Allegations that Fife Council illegally issued planning permission for a new Lochore Meadows visitor centre have been rebuffed.
The local authority was accused of breaking rules by allowing an unelected officer rather than councillors to determine its own planning application for the £1m centre which is at the centre of a stooshie.
However, it insisted a change in the law three years ago meant there was no need for the development, classed as local rather than major, to be determined by a committee.
There is anger in the surrounding community at the lack of public consultation over the design of the new building, which has been likened to a prison cell block and is smaller than the one it will replace.
Criticism has also been made of the failure to source additional, external funds for a bigger and better facility for the popular country park which attracts around 500,000 visitors each year.
Planning consent was issued by an officer acting under delegated powers during a three week pause to allow public input.

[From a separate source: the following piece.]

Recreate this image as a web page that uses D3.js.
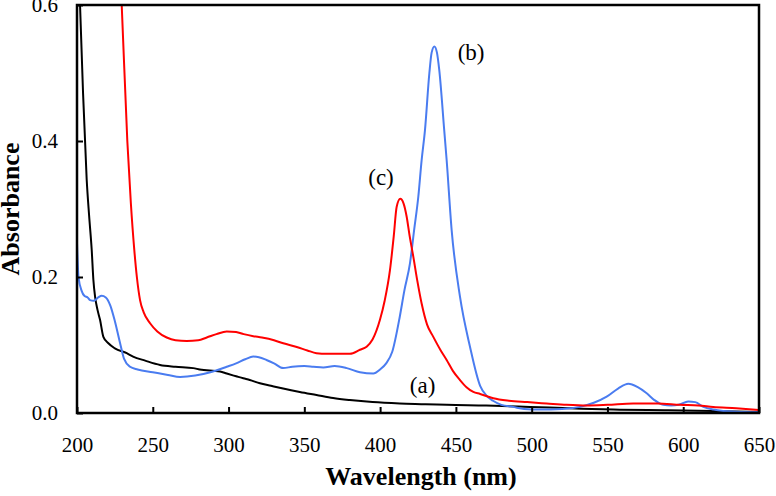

Calling for an external investigation into the project, community campaigner James Glen said: “By delegating the decision, Fife Council avoided legitimate public scrutiny.
“The whole project looks as if it has systematically excluded councillors and communities and has been dreamt up in-house at Fife Council.
“Then consent was rushed through to meet a deadline created by this administration coming to an end in May with the council elections.
“So it’s hardly surprising that corners have been cut to the point of illegality.
“If this decision were challenged in the courts, it would likely be quashed.
“The leader of Fife Council should launch an external investigation into what has gone wrong here, and start again with this project, taking the time it needs to consult communities and work with them to achieve the funding and design which befits one of the undoubted jewels in Fife’s crown.”
Mr Glen said the rules were in place to ensure proper checks and balances when the applicant in a planning application is also the decision-maker.
The council’s scheme of delegation states the appointed officer is authorised to determine local development applications with several exceptions, including: “Applications which are submitted by Fife Council, or which relate to land in the ownership of Fife Council, or in which they have a financial interest, which are required by law to be considered by a Committee.”
However, Andrew Ferguson, committee services manager, said minor applications, known as local developments, may not need to go to committee.
He said: “It used to be legally necessary to put a council application to committee.
“This led to a position where very minor applications were going to committee, for example, council house roof replacements or new lighting columns.
“The legislation was changed in 2013 and there is now no requirement for council applications to be considered by a committee simply because they’re council applications.”
The relevant section of the scheme of delegation, he said, says that only council applications which are required by law to go to committee have to go there.
“This only applies to minor applications, known as local developments. All major applications must go to committee, including council ones.”